Les banques commerciales : la création par la dette
Les banques commerciales jouent un rôle crucial dans la création monétaire. Elles sont motivées par la rentabilité, et leur principal levier est l'octroi de crédits.
Chaque prêt accordé par une banque correspond à la création de nouvelle monnaie scripturale.
Par exemple, si une entreprise emprunte 1 million d'euros pour investir, cet argent est immédiatement crédité sur son compte, augmentant ainsi la masse monétaire.
Cependant, cette création monétaire par la dette génère une pression structurelle pour une croissance continue du crédit. Les emprunteurs doivent rembourser non seulement le capital, mais aussi les intérêts, ce qui nécessite de nouvelles liquidités et donc de nouveaux prêts. À long terme, cela crée une dépendance à l'expansion de la dette.

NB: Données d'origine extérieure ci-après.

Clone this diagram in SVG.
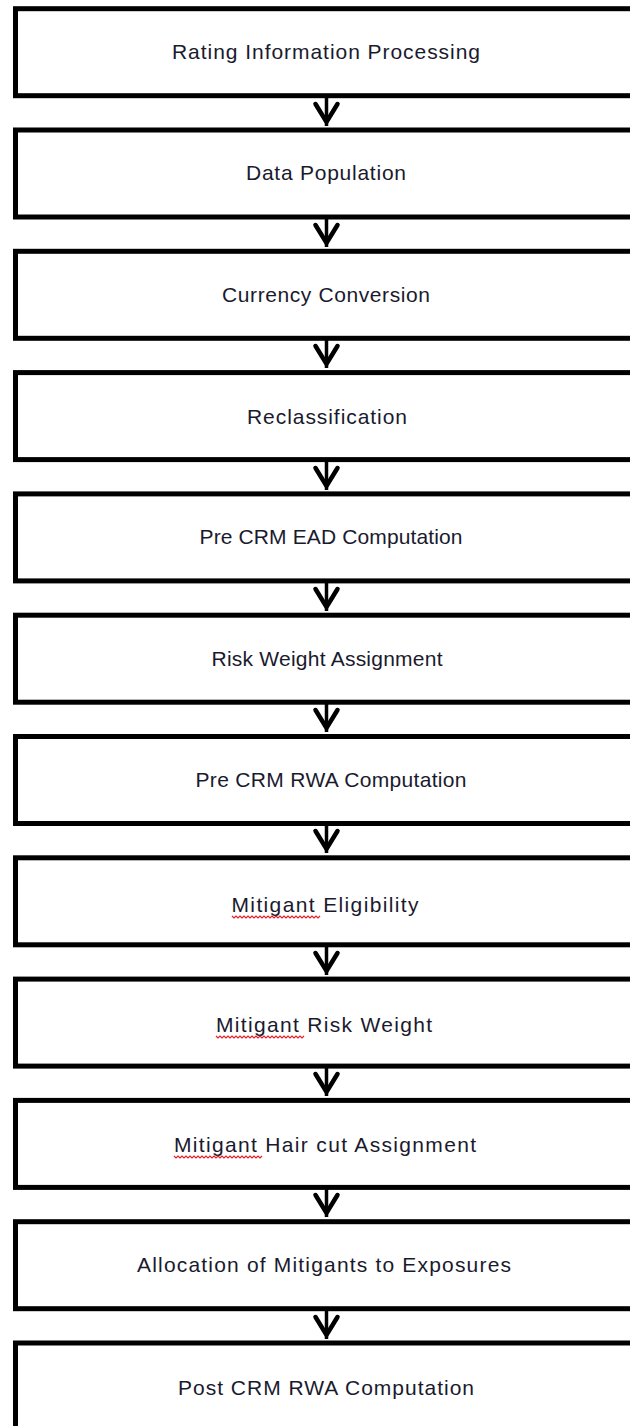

Dans un contexte de faible régulation ou de politiques monétaires accommodantes, cette dynamique alimente les bulles spéculatives. Prenons l'exemple de la crise des subprimes aux États-Unis en 2008,où une explosion du crédit immobilier, couplée à une création monétaire excessive par les banques commerciales, a conduit à une bulle immobilière puis à une crise financière globale.
L'inflation : un mal nécessaire ?
La création monétaire peut avoir un effet inflationniste. En théorie économique, lorsque la masse monétaire croît plus rapidement que la production de biens et services, les prix augmentent.
L'inflation réduit la valeur de la monnaie, ce qui diminue le pouvoir d'achat des ménages.
C'est le cas au Venezuela, où l'hyperinflation a atteint des sommets de plus de 1 000 000% en 2018, entraînant un effondrement de la valeur de la monnaie nationale.
Cependant, une inflation modérée, autour de 2% par an selon les objectifs de la BCE, est perçue comme bénéfique. Elle incite à dépenser et à investir, car l'argent perd de sa valeur au fil du temps. Cela stimule l'économie, mais dans des proportions maîtrisées. Lorsque l'inflation devient incontrôlable, elle peut ruiner la confiance dans la monnaie et déclencher des crises économiques sévères.
L'aléa moral : un risque systémique
L'aléa moral représente un autre danger de la création monétaire.
Lorsque les banques et les grandes institutions financières savent qu'elles peuvent être renflouées en cas de crise, elles sont incitées à prendre des risques excessifs.
C'est précisément ce qui s'est passé lors de la crise financière de 2008, où les banques ont spéculé sans retenue, sachant qu'en cas de faillite, elles seraient soutenues par les banques centrales et les gouvernements. Résultat : des pertes massives socialisées, payées par les contribuables, tandis que les profits étaient privatisés.
La monnaie pleine : une alternative crédible ?
Certains économistes, proposent de revoir entièrement le système de création monétaire. Le concept de monnaie pleine (ou monnaie libre) suggère que la création de monnaie devrait être réservée exclusivement à la banque centrale, et non aux banques commerciales. Cela permettrait d'éviter les dérives actuelles, où la création monétaire repose sur la dette.